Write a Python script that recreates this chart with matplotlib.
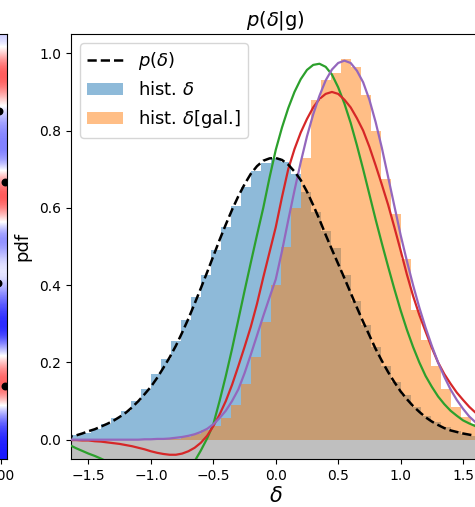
import numpy as np
import matplotlib
matplotlib.use("Agg")
import matplotlib.pyplot as plt

# ---- data -------------------------------------------------------------
# histogram bins (centres, width 0.08)
bin_centers = [-1.68, -1.60, -1.52, -1.44, -1.36, -1.28, -1.20, -1.12, -1.04,
               -0.96, -0.88, -0.80, -0.72, -0.64, -0.56, -0.48, -0.40, -0.32,
               -0.24, -0.16, -0.08, 0.00, 0.08, 0.16, 0.24, 0.32, 0.40, 0.48,
               0.56, 0.64, 0.72, 0.80, 0.88, 0.96, 1.04, 1.12, 1.20, 1.28,
               1.36, 1.44, 1.52, 1.60, 1.68]
bin_width = 0.08

hist_delta = [0.007, 0.011, 0.018, 0.027, 0.040, 0.055, 0.075, 0.100, 0.130,
              0.170, 0.210, 0.255, 0.310, 0.370, 0.425, 0.490, 0.550, 0.606,
              0.653, 0.696, 0.717, 0.729, 0.720, 0.687, 0.640, 0.590, 0.540,
              0.495, 0.425, 0.360, 0.296, 0.240, 0.190, 0.150, 0.115, 0.085,
              0.062, 0.045, 0.032, 0.022, 0.015, 0.010, 0.007]

hist_delta_gal = [0.0, 0.0, 0.0, 0.0, 0.0, 0.0, 0.0, 0.0, 0.001, 0.001, 0.002,
                  0.003, 0.006, 0.015, 0.024, 0.035, 0.055, 0.090, 0.145,
                  0.215, 0.305, 0.400, 0.500, 0.600, 0.730, 0.880, 0.930,
                  0.950, 0.985, 0.965, 0.893, 0.800, 0.675, 0.585, 0.468,
                  0.335, 0.258, 0.190, 0.130, 0.085, 0.060, 0.040, 0.030]

# model curves sampled on a delta grid
delta_grid = [-1.70, -1.65, -1.60, -1.55, -1.50, -1.45, -1.40, -1.35, -1.30,
              -1.25, -1.20, -1.15, -1.10, -1.05, -1.00, -0.95, -0.90, -0.85,
              -0.80, -0.75, -0.70, -0.65, -0.60, -0.55, -0.50, -0.45, -0.40,
              -0.35, -0.30, -0.25, -0.20, -0.15, -0.10, -0.05, 0.00, 0.05,
              0.10, 0.15, 0.20, 0.25, 0.30, 0.35, 0.40, 0.45, 0.50, 0.55,
              0.60, 0.65, 0.70, 0.75, 0.80, 0.85, 0.90, 0.95, 1.00, 1.05,
              1.10, 1.15, 1.20, 1.25, 1.30, 1.35, 1.40, 1.45, 1.50, 1.55,
              1.60, 1.65, 1.70]

p_delta = [0.006, 0.008, 0.011, 0.016, 0.022, 0.027, 0.034, 0.041, 0.049,
           0.059, 0.070, 0.084, 0.100, 0.118, 0.137, 0.160, 0.186, 0.213,
           0.243, 0.277, 0.313, 0.352, 0.392, 0.433, 0.475, 0.517, 0.557,
           0.595, 0.630, 0.661, 0.688, 0.708, 0.722, 0.728, 0.729, 0.724,
           0.712, 0.694, 0.672, 0.642, 0.607, 0.570, 0.530, 0.492, 0.455,
           0.418, 0.380, 0.342, 0.305, 0.270, 0.235, 0.204, 0.175, 0.149,
           0.125, 0.105, 0.087, 0.072, 0.058, 0.047, 0.038, 0.030, 0.024,
           0.020, 0.016, 0.013, 0.010, 0.008, 0.006]

model_green = [-0.005, -0.014, -0.022, -0.029, -0.036, -0.042, -0.049, -0.057,
               -0.065, -0.073, -0.081, -0.088, -0.095, -0.100, -0.105, -0.108,
               -0.110, -0.109, -0.105, -0.095, -0.080, -0.056, -0.028, 0.003,
               0.040, 0.100, 0.165, 0.235, 0.310, 0.385, 0.458, 0.530, 0.600,
               0.678, 0.750, 0.808, 0.858, 0.900, 0.933, 0.957, 0.970, 0.973,
               0.965, 0.945, 0.912, 0.870, 0.820, 0.762, 0.700, 0.635, 0.570,
               0.508, 0.448, 0.390, 0.335, 0.285, 0.240, 0.200, 0.165, 0.137,
               0.112, 0.092, 0.075, 0.062, 0.050, 0.042, 0.035, 0.029, 0.025]

model_red = [0.000, -0.001, -0.001, -0.002, -0.002, -0.004, -0.005, -0.007,
             -0.009, -0.011, -0.014, -0.017, -0.021, -0.025, -0.030, -0.034,
             -0.037, -0.039, -0.039, -0.036, -0.030, -0.021, -0.008, 0.010,
             0.035, 0.065, 0.100, 0.142, 0.190, 0.240, 0.292, 0.352, 0.420,
             0.485, 0.550, 0.628, 0.700, 0.752, 0.795, 0.830, 0.860, 0.882,
             0.895, 0.900, 0.895, 0.880, 0.860, 0.832, 0.800, 0.758, 0.710,
             0.660, 0.608, 0.550, 0.490, 0.428, 0.372, 0.323, 0.280, 0.238,
             0.200, 0.170, 0.145, 0.122, 0.103, 0.085, 0.070, 0.057, 0.047]

model_purple = [0.000, 0.000, 0.000, 0.000, 0.000, 0.000, 0.000, 0.000,
                0.000, 0.000, 0.000, 0.000, 0.000, 0.001, 0.001, 0.002,
                0.002, 0.003, 0.005, 0.007, 0.010, 0.014, 0.020, 0.028,
                0.040, 0.056, 0.075, 0.100, 0.130, 0.172, 0.220, 0.270,
                0.320, 0.368, 0.415, 0.488, 0.568, 0.645, 0.718, 0.785,
                0.842, 0.890, 0.930, 0.958, 0.975, 0.981, 0.975, 0.955,
                0.925, 0.880, 0.822, 0.755, 0.680, 0.605, 0.530, 0.463,
                0.400, 0.342, 0.290, 0.243, 0.200, 0.163, 0.130, 0.103,
                0.080, 0.060, 0.045, 0.033, 0.025]

# neighbouring density-field panel: one strip of field values (top -> bottom)
field_strip = [[-0.3, -0.2], [0.5, 0.6], [0.8, 0.7], [0.2, 0.1], [-0.3, -0.4],
               [-0.5, -0.5], [-0.6, -0.5], [0.3, 0.4], [0.8, 0.8], [0.1, 0.2],
               [-0.6, -0.6], [-0.3, -0.2], [0.05, 0.0], [-0.4, -0.5],
               [-0.8, -0.8], [-0.9, -0.9], [-0.2, -0.1], [0.5, 0.6],
               [0.6, 0.7], [-0.3, -0.3], [-0.8, -0.8], [-0.9, -0.9]]
field_extent = (150.0, 203.0, 0.0, 210.0)
halo_x = [199.0, 202.0, 198.5, 202.0]
halo_y = [172.0, 137.0, 87.0, 36.0]

# ---- figure -----------------------------------------------------------
W, H = 475, 507
fig = plt.figure(figsize=(W / 100, H / 100), dpi=100)

# neighbouring panel (only its right edge is in frame)
axl = fig.add_axes([-420 / W, (H - 459) / H, 427 / W, 425 / H])
axl.imshow(field_strip, cmap="bwr", vmin=-1, vmax=1, aspect="auto",
           extent=field_extent, interpolation="bicubic")
axl.scatter(halo_x, halo_y, s=22, color="black", zorder=3)
axl.set_xlim(0, 203)
axl.set_ylim(0, 210)
axl.set_xticks([200])
axl.set_xticklabels(["200"], fontsize=10)
axl.set_yticks([])

# main panel
ax = fig.add_axes([71 / W, (H - 459) / H, 409.5 / W, 425 / H])

ax.axhspan(-0.05, 0.0, color="0.75", zorder=0, lw=0)
ax.bar(bin_centers, hist_delta, width=bin_width, color="C0", alpha=0.5,
       lw=0, label=r"hist. $\delta$", zorder=1)
ax.bar(bin_centers, hist_delta_gal, width=bin_width, color="C1", alpha=0.5,
       lw=0, label=r"hist. $\delta$[gal.]", zorder=1)

ax.plot(delta_grid, model_green, color="C2", lw=1.6, zorder=3)
ax.plot(delta_grid, model_red, color="C3", lw=1.6, zorder=3)
ax.plot(delta_grid, model_purple, color="C4", lw=1.6, zorder=3)
ax.plot(delta_grid, p_delta, "k--", lw=1.8, label=r"$p(\delta)$", zorder=4)

ax.set_xlim(-1.64, 1.64)
ax.set_ylim(-0.05, 1.05)
ax.set_xticks([-1.5, -1.0, -0.5, 0.0, 0.5, 1.0, 1.5])
ax.set_yticks([0.0, 0.2, 0.4, 0.6, 0.8, 1.0])
ax.tick_params(labelsize=10)
ax.set_xlabel(r"$\delta$", fontsize=15, labelpad=2)
ax.set_ylabel("pdf", fontsize=13, labelpad=6)
ax.set_title(r"$p(\delta|{\rm g})$", fontsize=14)

handles, labels = ax.get_legend_handles_labels()
order = [labels.index(r"$p(\delta)$"), labels.index(r"hist. $\delta$"),
         labels.index(r"hist. $\delta$[gal.]")]
ax.legend([handles[i] for i in order], [labels[i] for i in order],
          loc="upper left", fontsize=13)

fig.savefig("out.png", dpi=100)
==================================================
Write out exactly the opening lines of the data, stopping after the line that holds "bin_width = 0.08". Exclude pictures.

> [Expected answer]
Write a Python script that recreates this chart with matplotlib.
import numpy as np
import matplotlib
matplotlib.use("Agg")
import matplotlib.pyplot as plt

# ---- data -------------------------------------------------------------
# histogram bins (centres, width 0.08)
bin_centers = [-1.68, -1.60, -1.52, -1.44, -1.36, -1.28, -1.20, -1.12, -1.04,
               -0.96, -0.88, -0.80, -0.72, -0.64, -0.56, -0.48, -0.40, -0.32,
               -0.24, -0.16, -0.08, 0.00, 0.08, 0.16, 0.24, 0.32, 0.40, 0.48,
               0.56, 0.64, 0.72, 0.80, 0.88, 0.96, 1.04, 1.12, 1.20, 1.28,
               1.36, 1.44, 1.52, 1.60, 1.68]
bin_width = 0.08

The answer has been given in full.